Alaïa began his couture work in 1965, eventually garnering the nickname “King of Cling” for his svelte, body-hugging gowns. Ready-to-wear (RTW) grew prominence in the small-scale couture atelier as it was developed to a luxury brand defined by full-knit construction gowns, lace-up platform boots, and laser-cut, leather tote bags.  In the early 1990s, Alaïa relocated his Paris showroom to a large, 19th century building on the Rue de Moussy. The designer lived and worked here until he passed away in 2017.

We were first introduced to Mulier in the 2014  documentary Dior and I -the Frédéric Tcheng film chronicling the design of  Dior’s FW 2012 Haute Couture presentation -Raf Simons’ first collection as creative director of womenswear. Mulier was revealed to us as the frank, dry right hand to Simons, serving as the middleman between Simons and his Dior ateliers. Mulier moved with Simons when he became the Chief Creative Officer at Calvin Klein, placing Mulier as Creative Director of the RTW line 205w39nyc and the bespoke, made to measure line Calvin Klein By Appointment.

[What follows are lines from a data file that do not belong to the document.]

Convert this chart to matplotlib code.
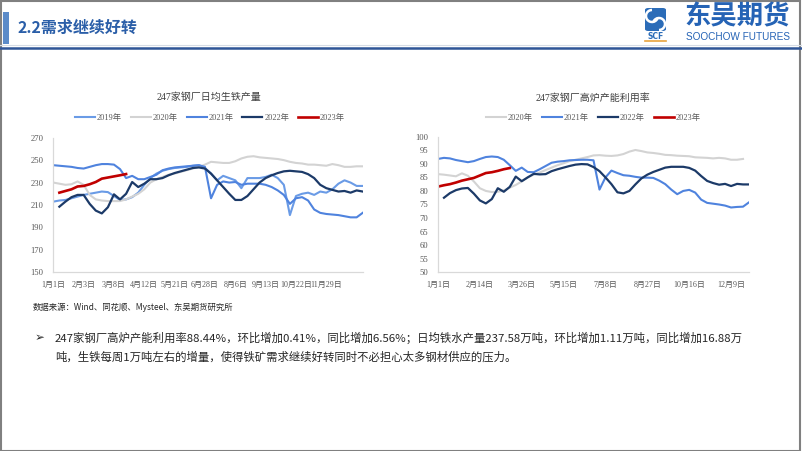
import matplotlib.pyplot as plt
from matplotlib.patches import Rectangle, FancyBboxPatch, Arc
from matplotlib.lines import Line2D
import numpy as np

plt.rcParams['font.family'] = ['Liberation Serif', 'Noto Sans CJK SC', 'DejaVu Sans']

W, H = 802, 451
nan = np.nan

# ---- data: 247 steel mills daily hot metal output (万吨/日), weekly ----
iron_ticks = ['1月1日', '2月3日', '3月8日', '4月12日', '5月21日', '6月28日',
              '8月6日', '9月13日', '10月22日', '11月29日']
iron_2019 = [213, 214, 214.5, 216, 217.5, 219, 220, 221, 222, 221.5,
             218, 214.5, 215, 217, 221, 228, 234, 238, 240.5, 242,
             243, 243.5, 244, 245, 245.5, 243, 238, 232, 236, 234,
             232, 225, 234, 234, 234, 235, 237, 234, 228, 201,
             218, 220, 221, 219, 222, 221, 224, 229, 232, 230,
             227, 227]
iron_2020 = [230, 229, 228, 228.5, 231, 228, 219, 215, 214, 213.5,
             213.5, 213.5, 215, 217.5, 220, 224, 230, 233, 235, 237,
             238, 239.5, 241, 242.5, 244, 246, 248.5, 248, 247.5, 247.5,
             249, 251.5, 253, 253.5, 252.5, 252, 251.5, 251, 250, 248.5,
             247.5, 247, 246, 246, 245.5, 245, 246.5, 245.5, 244, 244,
             244.5, 244.5]
iron_2021 = [245.5, 245, 244.5, 244, 243, 242.5, 244, 245.5, 246.5, 246.5,
             246, 242, 234, 236, 233, 233, 235, 237, 241, 242.5,
             243.5, 244, 244.5, 245, 245.5, 244, 216, 228, 231, 230,
             230.5, 228, 229, 229, 229, 228, 226, 223, 219, 211,
             216, 217, 214, 206, 203, 202, 201.5, 201, 200, 199,
             199, 203]
iron_2022 = [nan, 208.5, 213, 217, 219, 219, 211, 205, 202.5, 208,
             219.5, 215, 220, 230.5, 226, 229, 233, 233, 234, 236.5,
             238.5, 240, 241.5, 243, 243.5, 242.5, 238, 232, 226, 220,
             214.5, 214.5, 218, 224, 230, 234, 236.5, 238.5, 240, 240.5,
             240, 239.5, 237.5, 234, 228, 225, 223.5, 222, 222.5, 221,
             223, 222]
iron_2023 = [nan, 221, 222.5, 224, 226.5, 227, 228.5, 230.5, 233.5, 234.5,
             235.5, 236.5, 237.58]

# ---- data: 247 steel mills blast furnace capacity utilisation (%) ----
util_ticks = ['1月1日', '2月14日', '3月26日', '5月15日', '7月8日', '8月27日',
              '10月16日', '12月9日']
util_2020 = [86.2, 86, 85.7, 85.4, 86.5, 85.6, 83.5, 81, 80, 79.6,
             79.7, 80.2, 81.2, 82.2, 83.5, 85, 86, 86.8, 87.7, 88.6,
             89.5, 90.2, 91, 91.5, 92, 92.5, 93.1, 93.2, 93, 92.9,
             93.1, 93.6, 94.5, 95.1, 94.7, 94.2, 94, 93.7, 93.3, 93.2,
             93, 92.9, 92.8, 92.4, 92.3, 92.2, 92, 92.2, 92, 91.5,
             91.5, 91.8]
util_2021 = [91.8, 92.2, 92, 91.4, 91, 90.6, 91, 91.8, 92.5, 92.7,
             92.5, 91.5, 89.5, 87.4, 88.6, 87, 86.9, 88, 89.2, 90.4,
             90.8, 91, 91.3, 91.4, 91.5, 91.5, 91.3, 80.5, 85, 87.5,
             86.6, 85.8, 85.6, 85.2, 84.9, 84.9, 84.8, 83.8, 82.5, 80.5,
             78.8, 80, 80.4, 79.4, 76.8, 75.6, 75.3, 75, 74.6, 73.9,
             74.1, 74.2, 75.8]
util_2022 = [nan, 77.5, 79.2, 80.3, 80.9, 81.1, 79, 76.5, 75.4, 77,
             81, 79.7, 81.5, 85.3, 83.6, 85, 86.3, 86.1, 86.2, 87.3,
             88, 88.6, 89.2, 89.7, 89.9, 89.8, 88.8, 87.3, 85, 82.5,
             79.5, 79.1, 80, 82.4, 84.6, 86, 87, 87.8, 88.6, 88.9,
             88.9, 88.9, 88.5, 87.5, 85.5, 83.7, 82.9, 82.3, 82.6, 81.8,
             82.6, 82.4, 82.4]
util_2023 = [81.6, 82.1, 82.5, 83.1, 83.8, 84.3, 84.8, 85.7, 86.6, 86.9,
             87.4, 88.0, 88.44]

c2019 = '#6A9BE6'
c2020 = '#D3D3D3'
c2021 = '#4F83DE'
c2022 = '#1C3A68'
c2023 = '#C00000'
tick_col = '#595959'
blue = '#2A5EA8'


def fx(x):
    return x / W


def fy(y):
    return 1 - y / H


fig = plt.figure(figsize=(W / 100, H / 100), dpi=100)
fig.patch.set_facecolor('white')

# slide frame
fig.add_artist(Rectangle((0.001, 0.001), 0.997, 0.997, transform=fig.transFigure,
                         fill=False, edgecolor='#808080', linewidth=1.5))

# header
fig.add_artist(Rectangle((fx(3), fy(44)), fx(6), 32 / H, transform=fig.transFigure,
                         facecolor='#5B8BC9', edgecolor='none'))
fig.text(fx(18), fy(28), '2.2需求继续好转', fontsize=11.5, fontweight='bold',
         color=blue, family=['Noto Sans CJK SC'], va='center', ha='left')
fig.add_artist(Line2D([0, 1], [fy(45), fy(45)], transform=fig.transFigure,
                      color='#D6DCE5', linewidth=0.8))
fig.add_artist(Line2D([0, 1], [fy(47.5), fy(47.5)], transform=fig.transFigure,
                      color='#2F5597', linewidth=1.8))

# logo
fig.add_artist(FancyBboxPatch((fx(645), fy(31)), fx(21), 23 / H,
                              boxstyle='round,pad=0,rounding_size=0.004',
                              transform=fig.transFigure,
                              facecolor='#2B6CB8', edgecolor='none'))
fig.add_artist(Arc((fx(652), fy(16)), fx(12), 12 / H, theta1=90, theta2=330,
                   transform=fig.transFigure, color='white', linewidth=1.8))
fig.add_artist(Arc((fx(659), fy(24)), fx(12), 12 / H, theta1=270, theta2=150,
                   transform=fig.transFigure, color='white', linewidth=1.8))
fig.text(fx(655.5), fy(36.5), 'SCF', fontsize=5.5, fontweight='bold', color='#2B6CB8',
         family=['DejaVu Sans'], ha='center', va='center')
fig.add_artist(Line2D([fx(645), fx(666)], [fy(40.5), fy(40.5)], transform=fig.transFigure,
                      color='#E8A33D', linewidth=1.2))
fig.text(fx(737), fy(17), '东吴期货', fontsize=19, fontweight='bold', color='#2563B5',
         family=['Noto Sans CJK SC'], ha='center', va='center')
fig.text(fx(738), fy(37.5), 'SOOCHOW FUTURES', fontsize=7.2, color='#2563B5',
         family=['Liberation Sans'], ha='center', va='center')


def draw_chart(ax, series, ticks, step, ylo, yhi, ystep, title, tcx, legx, legy):
    for label, vals, col, lw in series:
        ax.plot(np.arange(len(vals)), vals, color=col, linewidth=lw, label=label,
                solid_joinstyle='round')
    n = max(len(s[1]) for s in series)
    ax.set_xlim(0, n - 1)
    ax.set_ylim(ylo, yhi)
    ax.set_yticks(np.arange(ylo, yhi + 0.1, ystep))
    ax.set_xticks(np.arange(len(ticks)) * step)
    ax.set_xticklabels(ticks)
    ax.tick_params(axis='both', length=0, labelsize=6.2, colors=tick_col)
    ax.tick_params(axis='x', pad=6, labelsize=5.8)
    ax.tick_params(axis='y', pad=7)
    for s in ['top', 'right']:
        ax.spines[s].set_visible(False)
    for s in ['left', 'bottom']:
        ax.spines[s].set_color('#D9D9D9')
        ax.spines[s].set_linewidth(0.9)
    leg = ax.legend(loc='center', bbox_to_anchor=(legx, legy), ncol=len(series),
                    frameon=False, fontsize=6, handlelength=2.4,
                    handletextpad=0.2, columnspacing=1.1)
    for t in leg.get_texts():
        t.set_color(tick_col)
    fig.text(fx(tcx), fy(97.7), title, fontsize=7.2, color='#404040',
             ha='center', va='center')


ax1 = fig.add_axes([fx(53.3), fy(272.3), (362.7 - 53.3) / W, (272.3 - 137.7) / H])
draw_chart(ax1,
           [('2019年', iron_2019, c2019, 1.5),
            ('2020年', iron_2020, c2020, 1.5),
            ('2021年', iron_2021, c2021, 1.5),
            ('2022年', iron_2022, c2022, 1.6),
            ('2023年', iron_2023, c2023, 1.9)],
           iron_ticks, 5, 150, 270, 20, '247家钢厂日均生铁产量', 209, 0.506, 1.144)

ax2 = fig.add_axes([fx(438), fy(272.3), (749 - 438) / W, (272.3 - 136.7) / H])
draw_chart(ax2,
           [('2020年', util_2020, c2020, 1.5),
            ('2021年', util_2021, c2021, 1.5),
            ('2022年', util_2022, c2022, 1.6),
            ('2023年', util_2023, c2023, 1.9)],
           util_ticks, 7, 50, 100, 5, '247家钢厂高炉产能利用率', 593, 0.50, 1.136)

# notes
cjk = ['Noto Sans CJK SC', 'DejaVu Sans']
fig.text(fx(33), fy(307.5), '数据来源：Wind、同花顺、Mysteel、东吴期货研究所',
         fontsize=6, color='#262626', family=cjk, ha='left', va='center')
fig.text(fx(35), fy(337.5), '➢', fontsize=8.5, color='#262626', family=['DejaVu Sans'],
         ha='left', va='center')
fig.text(fx(55), fy(337.5),
         '247家钢厂高炉产能利用率88.44%，环比增加0.41%，同比增加6.56%；日均铁水产量237.58万吨，'
         '环比增加1.11万吨，同比增加16.88万',
         fontsize=8.2, color='#262626', family=cjk, ha='left', va='center')
fig.text(fx(55), fy(356.5),
         '吨，生铁每周1万吨左右的增量，使得铁矿需求继续好转同时不必担心太多钢材供应的压力。',
         fontsize=8.2, color='#262626', family=cjk, ha='left', va='center')

fig.savefig('out.png', dpi=100)
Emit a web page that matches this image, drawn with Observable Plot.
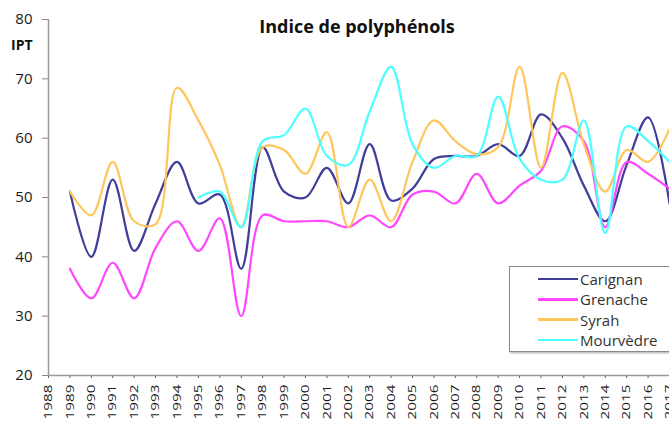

Mulier bowed with Simons at the 205W39NYC runway presentations whereas he was never a public figure at Simons’ previous positions with Jil Sander and Dior.

Mulier most definitely has the skill and experience from working alongside Raf Simons throughout his tenures at Jil Sander to DIOR all the way through Calvin Klein. Beyond his connection to Raf, it will be interesting to see exactly what Mulier brings to the table. Following an iconoclast such as Azzedine Alaïa will present certain challenges. Alaïa was known to present collections against the traditional schedule whilst concurrently bemoaning the apparent materialism and vanity of exalted fashion heavyweights such as Karl Lagerfeld and Anna Wintour. Full couture collections were sometimes not presented to the press for years at a time, privately producing haute couture garments for his circle of devoted clientele. All the while the Alaïa prêt-à-porter collection seemed to sit at a steady simmer, churning out collections defined by the brand’s classic silhouettes which were more often than not presented as editorials as opposed to flashy Runway presentations.

Richemont, the parent company behind Maison Alaïa is also behind Alber Elbaz’s new line, AZ Factory, a conceptual collection driven by science and technology. Richemont has also just hired Gabriela Hearst as Creative Director of Chloé. The move to bring on Mulier marks another calculated move made by the conglomerate. We have seen many brands lose their namesake and continue on forward: Alexander McQueen, Mugler, YSL, but not yet in this world seemingly turned upside down. It will be lovely to see what tenets of the brand Mulier holds on to and what he does not. Mulier’s first collection will be presented in Fall 2021 for the Spring 2022 season.